Wilmers: Jüngeren Menschen fehlt mitunter ein Halt im Leben. Das, was früher die Religion noch gut konnte, geht so ein bisschen verloren. Und was es noch schwieriger macht, ist, dass es ein Tabuthema ist, auf das wir nicht vorbereitet werden. Meine Kollegin und ich gehen auch in Schulen, wo wir merken: Über das Sterben sprechen, das geht gar nicht. Und ich glaube, da muss man früher ansetzen, das Thema enttabuisieren, dann haben wir auch wieder eine Chance zu sagen: Sterben gehört zum Leben dazu.

Hat sich Ihre eigene Einstellung dazu durch Ihre Arbeit verändert?
Wilmers: Ja, sehr. Allein, dass man täglich damit Kontakt hat. Viele der Ehrenamtlichen sagen auch, sie leben einfach bewusster im Hier und Jetzt. Wenn Hospizmenschen unterwegs sind, sind das meistens die Menschen mit der besten Laune, weil wir die Freude erkennen, dass wir leben können.

Das Thema Sterbehilfe bewegt derzeit die Politik. Finden Sie es gut, dass sich da etwas tut?
Wilmers: Es kommt von der falschen Seite. Warum fangen wir oben mit einem Gesetz an und nicht unten bei den Menschen? Ich würde mehr investieren in Aufklärungsarbeit an den Schulen, in der Berufsausbildung und an Universitäten. Dieses Thema "Sterben, Abschied, Trauer" mehr verankern und präsentieren, dass sich vielleicht ein Gesetz erübrigt. Zumal wir da versuchen, etwas in Bahnen zu zurren, was vielleicht gar nicht hineinpasst.

Bejahen Sie eine Sterbehilfe?
Wilmers: Ich selber bin der Meinung, Sterben gehört zum Leben, ist ein Stück meines Weges.

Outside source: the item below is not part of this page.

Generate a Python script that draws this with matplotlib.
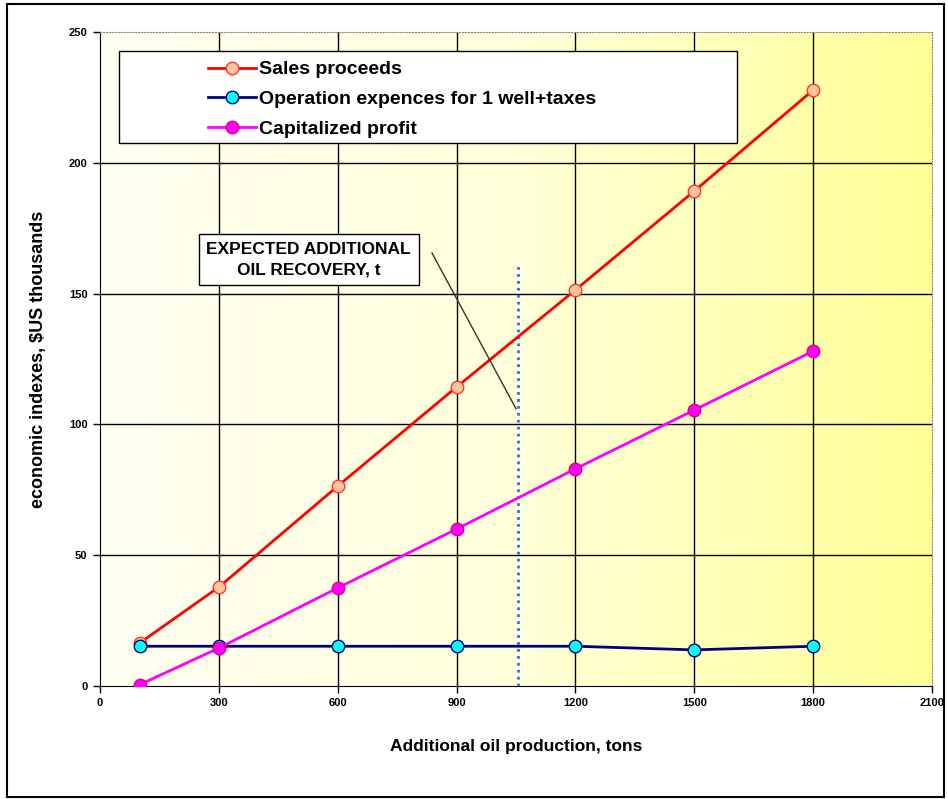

Den zu überspringen, würde mir etwas nehmen vom Leben.

Der Verein

Die Ökumenische Hospizgruppe Rheinbach-Meckenheim-Swisttal unterstützt schwer kranke und sterbende Menschen sowie ihre Angehörigen.

Der Verein besteht seit 13 Jahren und hat rund 350 Mitglieder. Neben der Sterbebegleitung bietet er zum Beispiel auch Gesprächscafés für Trauernde. Infos: Tel. 0 22 26/90 04 33 und www.hospiz-voreifel.de.

Zur Person

Claudia Wilmers (49) aus Rheinbach ist seit der Gründung des Hospizvereins 2002 hauptamtliche Mitarbeiterin. Die gelernte Krankenschwester, die Palliativfachkraft ist, stellt als eine von zwei Koordinatorinnen den Kontakt zwischen Ehrenamtlichen und Betroffenen her und ist für die Gewinnung, Begleitung und Weiterbildung der Mitarbeiter zuständig.